UK Prime Minister Boris Johnson asked the Queen to suspend parliament which will scupper MPs chances to block a no-deal Brexit. On Wednesday, the Queen approved Johnson’s request, prompting a national outcry and protests across the country.
During a Central London protest against prorogation (the official term for the suspension of parliament), a Portuguese woman, who has lived and worked in the UK for 20 years, interrupted an interview and delivered an impassioned and extremely moving speech about Brexit’s impact on her life.
“I’ve built things for you, I’ve looked after your children, I looked after the elderly in this country.”
“I’m Portuguese and I worked here for 20 years and I have no voice and the Settlement Scheme is not working,” the woman — whose name is unknown — told Sky News.
The woman is referring to the EU Settlement Scheme, which allows EU citizens to apply to continue living in the UK once it’s no longer part of the European Union.

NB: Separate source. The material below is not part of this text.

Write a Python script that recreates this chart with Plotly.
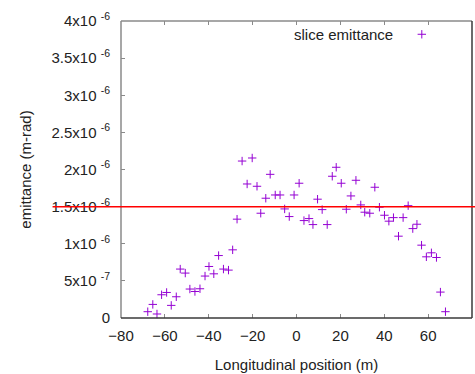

She had been attending the protest, stating her reason for attending as “because I need a voice.”
“I gave this country my youth, I’m very grateful for what you taught me but you must make me part of all this process,” she said. “I can’t just be kicked out, I’ve built things for you, I’ve looked after your children, I looked after the elderly in this country, now you kick me out with what?”
Per BBC News, a no-deal Brexit would result in the UK immediately exiting the EU with no agreement on Oct. 31. “Overnight, the UK would leave the single market and customs union — arrangements designed to help trade between EU members by eliminating checks and tariffs (taxes on imports),” the BBC explains.
The woman said she is “very, very hurt” by what’s happening to the country.
As she was about to walk away from the interview, the Sky News journalist urged her not to go away, and asked what was happening with her Settlement Status application.
She explained that she’d been told her National Insurance number (the UK version of Social Security) didn’t “correspond to the right thing” and she’s been told she has to restart the whole process.
“Oct. 31 is fast approaching, what am I going to do? What am I going to do? How am I going to stay? What are my rights?” she said.